In true Israeli style, the Central community marked the country’s 64th birthday April 25 in an event that transitioned from somber memorial to party mode.
The double event, hosted by the YM-YWHA of Union County, was cosponsored by the Jewish Federation of Central New Jersey with funding from Sam and Gladys Halpern and Clara Kramer. It drew in one of the largest crowds ever, according to the organizers — well over 200 people.
Israeli emissary Natalie Elgrabli and Adina Abramov, the federation’s marketing and communications director, joined forces with the Y leadership to shape the program.
It opened with personal reminders both of the price paid for Israel’s survival, and the ongoing strength of its military.
Elgrabli described her service as an army reservist with the Israel Defense Forces. She was assigned to go to the homes of soldiers’ families to break bad news — of an abduction, a serious injury, or a death.
“The position is voluntary,” she said. “It can’t be done any other way.” What you tell the families, she said, changes their lives, creating an irrevocable “before and after.”

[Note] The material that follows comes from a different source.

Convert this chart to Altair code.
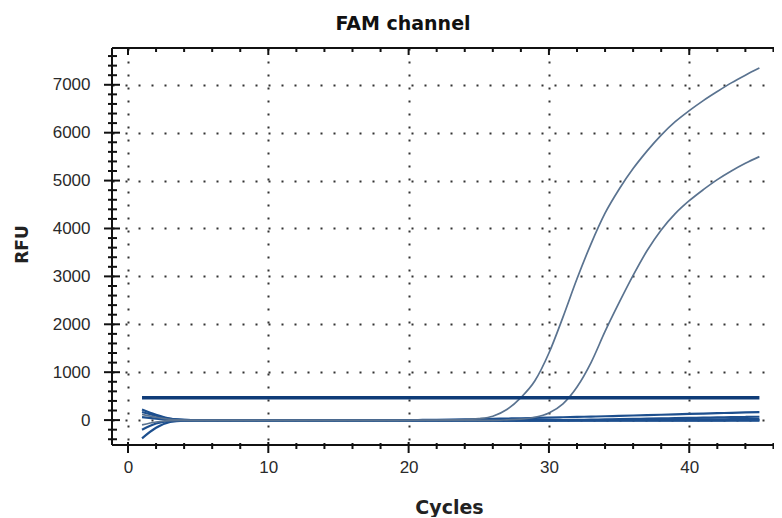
import altair as alt
import pandas as pd

# ---------------- data ----------------
cycles = list(range(1, 46))

amp_early = [120, 60, 15, 0, -5, -5, -5, -5, -5, -5, -5, -5, -5, -5, -5, -5, -5, -5, -5, -5,
             0, 0, 5, 10, 30, 80, 220, 470, 820, 1400, 2150, 2950, 3680, 4320, 4820, 5250,
             5620, 5950, 6230, 6460, 6670, 6860, 7040, 7200, 7350]

amp_late = [-100, -40, -10, -5, -5, -5, -5, -5, -5, -5, -5, -5, -5, -5, -5, -5, -5, -5, -5,
            -5, -5, -5, -5, -5, -5, -5, 5, 20, 60, 150, 340, 690, 1200, 1850, 2450, 3020,
            3540, 3970, 4310, 4580, 4810, 5020, 5200, 5360, 5500]

base_1 = [220, 110, 30, 5, 0, 0, 0, 0, 0, 0, 0, 0, 0, 0, 0, 0, 0, 0, 0, 0,
          3, 6, 10, 15, 20, 26, 32, 38, 45, 52, 59, 66, 73, 80, 88, 96, 104, 112, 120,
          128, 136, 144, 152, 160, 168]
base_2 = [-200, -70, -15, -5, -5, -5, -5, -5, -5, -5, -5, -5, -5, -5, -5, -5, -5, -5, -5,
          -5, -5, -5, -5, -5, -5, -5, -5, -5, -5, -5, 0, 5, 10, 15, 20, 25, 30, 35, 40,
          45, 50, 55, 60, 65, 70]
base_3 = [-380, -160, -40, -10, -5, -5, -5, -5, -5, -5, -5, -5, -5, -5, -5, -5, -5, -5, -5,
          -5, -5, -5, -5, -5, -5, -5, -5, -5, -5, -5, -5, -5, -5, -5, -5, -5, -5, -5, -5,
          -5, -5, -5, -3, -2, 0]
base_4 = [170, 90, 25, 5, 0, 0, 0, 0, 0, 0, 0, 0, 0, 0, 0, 0, 0, 0, 0, 0,
          0, 0, 0, 0, 0, 0, 0, 0, 0, 0, 0, 0, 0, 0, 5, 5, 10, 10, 10, 15, 15, 15, 20, 20, 20]
base_5 = [60, 30, 5, -5, -10, -10, -10, -10, -10, -10, -10, -10, -10, -10, -10, -10, -10,
          -10, -10, -10, -10, -10, -10, -10, -10, -10, -10, -10, -10, -10, -10, -10, -10,
          -10, -10, -10, -10, -10, -10, -10, -10, -10, -10, -10, -10]

threshold_cycles = [1, 45]
threshold_value = 466

chart_title = "FAM channel"
x_label_values = [0, 10, 20, 30, 40]
y_label_values = [0, 1000, 2000, 3000, 4000, 5000, 6000, 7000]
x_minor_ticks = list(range(0, 47, 2))
y_minor_ticks = list(range(-400, 7700, 200))

# ---------------- layout ----------------
W, H = 662, 397
XDOM = [-1.14, 46.04]
YDOM = [-520, 7768]
xscale = alt.Scale(domain=XDOM, nice=False, zero=False)
yscale = alt.Scale(domain=YDOM, nice=False, zero=False)

LABEL_FONT = "Liberation Sans"
TITLE_FONT = "DejaVu Sans"

base_rows = []
for name, vals in [("b1", base_1), ("b2", base_2), ("b3", base_3), ("b4", base_4), ("b5", base_5)]:
    for c, v in zip(cycles, vals):
        base_rows.append({"cycle": c, "rfu": v, "series": name})
base_df = pd.DataFrame(base_rows)

amp_rows = []
for name, vals in [("a1", amp_early), ("a2", amp_late)]:
    for c, v in zip(cycles, vals):
        amp_rows.append({"cycle": c, "rfu": v, "series": name})
amp_df = pd.DataFrame(amp_rows)

thr_df = pd.DataFrame({"cycle": threshold_cycles, "rfu": [threshold_value] * 2})

x_axis = alt.Axis(
    values=x_label_values, grid=True, gridDash=[2, 11], gridColor="#333", gridWidth=2,
    domain=False, ticks=False, tickSize=0, labelFont=LABEL_FONT, labelFontSize=17,
    labelColor="#2a2a2a", labelPadding=14, title="Cycles", titleFont=TITLE_FONT,
    titleFontSize=19, titleFontWeight="bold", titleColor="#222", titleX=337, titleY=68,
    titleBaseline="alphabetic", titleAlign="center",
)
y_axis = alt.Axis(
    values=y_label_values, format="d", grid=True, gridDash=[2, 11], gridColor="#333",
    gridWidth=2, domain=False, ticks=False, tickSize=0, labelFont=LABEL_FONT,
    labelFontSize=17, labelColor="#2a2a2a", labelPadding=22, title="RFU",
    titleFont=TITLE_FONT, titleFontSize=17, titleFontWeight="bold", titleColor="#222",
    titleAngle=270, titleX=-85, titleY=196, titleBaseline="alphabetic", titleAlign="center",
)

def X(field):
    return alt.X(field, scale=xscale, axis=x_axis)

def Y(field):
    return alt.Y(field, scale=yscale, axis=y_axis)

baselines = alt.Chart(base_df).mark_line(
    color="#1d4f8e", strokeWidth=2.2, interpolate="monotone"
).encode(x=X("cycle:Q"), y=Y("rfu:Q"), detail="series:N")

amps = alt.Chart(amp_df).mark_line(
    color="#5a7390", strokeWidth=1.7, interpolate="monotone"
).encode(x=X("cycle:Q"), y=Y("rfu:Q"), detail="series:N")

thr = alt.Chart(thr_df).mark_line(color="#0f3c78", strokeWidth=3.5).encode(
    x=X("cycle:Q"), y=Y("rfu:Q"),
)

# frame lines
top_line = alt.Chart(pd.DataFrame({"v": [YDOM[1]]})).mark_rule(color="#111", strokeWidth=2).encode(
    y=Y("v:Q"))
bottom_line = alt.Chart(pd.DataFrame({"v": [YDOM[0]]})).mark_rule(color="#111", strokeWidth=2).encode(
    y=Y("v:Q"))
left_line = alt.Chart(pd.DataFrame({"v": [XDOM[0]]})).mark_rule(color="#111", strokeWidth=2).encode(
    x=X("v:Q"))

# tick marks
xmaj = pd.DataFrame({"v": x_label_values})
xmin = pd.DataFrame({"v": [v for v in x_minor_ticks if v not in x_label_values]})
ymaj = pd.DataFrame({"v": y_label_values})
ymin = pd.DataFrame({"v": [v for v in y_minor_ticks if v not in y_label_values]})

tick_style = dict(color="#111", strokeWidth=2)
bx_major = alt.Chart(xmaj).mark_rule(**tick_style).encode(
    x=X("v:Q"), y=alt.value(H - 3), y2=alt.value(H + 8))
bx_minor = alt.Chart(xmin).mark_rule(**tick_style).encode(
    x=X("v:Q"), y=alt.value(H - 2), y2=alt.value(H + 4))
tx_major = alt.Chart(xmaj).mark_rule(**tick_style).encode(
    x=X("v:Q"), y=alt.value(0), y2=alt.value(7))
tx_minor = alt.Chart(xmin).mark_rule(**tick_style).encode(
    x=X("v:Q"), y=alt.value(0), y2=alt.value(4))
ly_major = alt.Chart(ymaj).mark_rule(**tick_style).encode(
    y=Y("v:Q"), x=alt.value(-8), x2=alt.value(8))
ly_minor = alt.Chart(ymin).mark_rule(**tick_style).encode(
    y=Y("v:Q"), x=alt.value(-4), x2=alt.value(5))

title_mark = alt.Chart(pd.DataFrame({"t": [chart_title]})).mark_text(
    font=TITLE_FONT, fontSize=19, fontWeight="bold", color="#111",
    align="center", baseline="alphabetic",
).encode(text="t:N", x=alt.value(291), y=alt.value(-18))

chart = alt.layer(
    baselines, amps, thr, top_line, bottom_line, left_line,
    bx_major, bx_minor, tx_major, tx_minor, ly_major, ly_minor, title_mark,
).properties(
    width=W,
    height=H,
    padding={"left": 104, "top": 40, "right": 0, "bottom": 72},
    autosize=alt.AutoSizeParams(type="none"),
).configure_view(stroke=None).configure(background="white")

chart.save("out.html", embed_options={"renderer": "svg", "actions": False})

Cantor Ira Heller sang “El Maleh Rachamim,” and Marvin Rosensweig, whose son Michael is serving in the IDF’s Golani Brigade, recited the Prayer for the Welfare of Soldiers, accompanied by other members of the community who have or have had relatives in the forces.
Another IDF veteran, Ari Lowell of Hillside, and Rosensweig both spoke of the familial warmth and support Israelis give those in the army. “I was struck by just how much the Israeli army has a Jewish soul,” Lowell said.

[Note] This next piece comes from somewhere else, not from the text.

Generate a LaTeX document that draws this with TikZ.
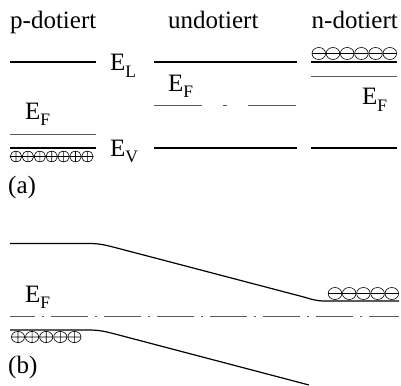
\documentclass[tikz,border=0pt]{standalone}
\usepackage{fontspec}
\setmainfont{Liberation Serif}
\newcommand{\lvl}[1]{E\raisebox{-6pt}{\fontsize{17.5}{18}\selectfont #1}}

\begin{document}
\begin{tikzpicture}[x=1pt,y=-1pt,
  band/.style={line width=1.2pt},
  fermi/.style={line width=0.8pt,black!65},
  lbl/.style={anchor=base west,inner sep=0pt,font=\fontsize{25}{30}\selectfont},
  carrier/.style={line width=0.6pt}]
  \useasboundingbox (0,0) rectangle (401,385);
  \node[lbl] (ptitle) at (10,29) {p-dotiert};
  \node[lbl] (utitle) at (168,29) {undotiert};
  \node[lbl] (ntitle) at (311.5,29) {n-dotiert};
  \node[lbl] (elabel) at (110,71) {\lvl{L}};
  \node[lbl] (vlabel) at (110,156) {\lvl{V}};
  \node[lbl] (pfermi) at (25,119) {\lvl{F}};
  \node[lbl] (ufermi) at (168,92) {\lvl{F}};
  \node[lbl] (nfermi) at (362,105) {\lvl{F}};
  \node[lbl] (alabel) at (8,193) {(a)};
  \draw[band] (10,62) -- (96,62);
  \draw[band] (154,62) -- (297,62);
  \draw[band] (311,62) -- (397,62);
  \draw[fermi] (10,134) -- (96,134);
  \draw[fermi,dash pattern=on 48pt off 21pt on 4pt off 21pt] (154,105) -- (297,105);
  \draw[fermi] (311,76) -- (397,76);
  \draw[band] (10,148) -- (96,148);
  \draw[band] (154,148) -- (297,148);
  \draw[band] (311,148) -- (397,148);
  \foreach \i in {0,...,6}
    \draw[carrier] ({16+11.9*\i},156.5) ellipse[x radius=5.8,y radius=5.3]
      +(-5.8,0) -- +(5.8,0) +(0,-5.3) -- +(0,5.3);
  \foreach \i in {0,...,5}
    \draw[carrier] ({318.8+14.2*\i},53.5) ellipse[x radius=6.8,y radius=6]
      +(-6.8,0) -- +(6.8,0);

  \node[lbl] (bfermi) at (25,302) {\lvl{F}};
  \node[lbl] (blabel) at (8,373) {(b)};
  \draw[band] (10,243.5) -- (88,243.5) .. controls (100,243.5) and (105,245) .. (115,247.5)
    -- (300,296) .. controls (310,298.6) and (315,301) .. (325,301) -- (399,301);
  \draw[band] (10,330) -- (88,330) .. controls (100,330) and (105,331.5) .. (115,334)
    -- (309,385);
  \draw[fermi,dash pattern=on 37pt off 7pt on 2pt off 7pt,dash phase=12pt] (10,316) -- (399,316);
  \foreach \i in {0,...,4}
    \draw[carrier] ({18+14.1*\i},337) ellipse[x radius=6.6,y radius=5.6]
      +(-6.6,0) -- +(6.6,0) +(0,-5.6) -- +(0,5.6);
  \foreach \i in {0,...,4}
    \draw[carrier] ({335+14.2*\i},293.5) ellipse[x radius=6.8,y radius=6]
      +(-6.8,0) -- +(6.8,0);
\end{tikzpicture}
\end{document}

Then the atmosphere turned festive. The JEC Yeshiva choir, led by Chana Solomon, sang a trio of songs that were Israel’s entries in the Eurovision Song Contest. And when they fired up the colorful laser show by Olam DJ’s Uri Abramov and Shai BenBaruch, the young — and the not-so-young — celebrants danced till way past the usual school-night time.
To get a taste of being in service to Israel, kids had the opportunity to pose for photographs wearing an IDF uniform. Zachary Lemberg, 11, of Westfield was the first one up, with shoulders squared. Deena Aflalo, 10, of Elizabeth, tried next — but she said she didn’t really know whether she wanted to join the army for real.

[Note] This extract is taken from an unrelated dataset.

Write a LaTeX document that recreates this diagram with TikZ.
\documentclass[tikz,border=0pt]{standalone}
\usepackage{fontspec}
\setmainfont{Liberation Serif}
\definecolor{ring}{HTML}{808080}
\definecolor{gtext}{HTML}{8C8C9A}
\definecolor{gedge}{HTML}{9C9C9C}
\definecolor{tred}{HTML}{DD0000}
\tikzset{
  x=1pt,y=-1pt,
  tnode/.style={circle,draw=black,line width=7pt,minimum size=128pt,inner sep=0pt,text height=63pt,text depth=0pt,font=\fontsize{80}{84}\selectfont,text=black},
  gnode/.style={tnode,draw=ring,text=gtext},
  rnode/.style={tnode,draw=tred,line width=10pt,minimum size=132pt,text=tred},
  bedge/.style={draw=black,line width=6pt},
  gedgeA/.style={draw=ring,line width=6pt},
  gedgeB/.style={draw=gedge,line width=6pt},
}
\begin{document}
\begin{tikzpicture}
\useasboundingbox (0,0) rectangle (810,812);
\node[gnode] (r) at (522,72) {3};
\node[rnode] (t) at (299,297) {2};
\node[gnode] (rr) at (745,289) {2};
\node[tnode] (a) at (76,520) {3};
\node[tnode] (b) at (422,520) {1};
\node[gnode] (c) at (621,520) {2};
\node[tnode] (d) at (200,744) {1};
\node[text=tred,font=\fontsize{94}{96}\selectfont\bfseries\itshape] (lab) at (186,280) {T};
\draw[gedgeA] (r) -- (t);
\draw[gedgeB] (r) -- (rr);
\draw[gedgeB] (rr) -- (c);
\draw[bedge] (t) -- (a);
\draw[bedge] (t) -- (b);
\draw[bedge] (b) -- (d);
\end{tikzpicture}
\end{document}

Abramov said, “By having the Yom Hazikaron ceremony precede the Yom Ha’atzmaut celebration for the first time, we were able to engage school-age children in the lessons of remembrance. It was impressive how attentively they sat during the speeches, multimedia, and even prayers on behalf of the IDF soldiers.
“It was a great opportunity for education, not just celebration, and that was most gratifying.”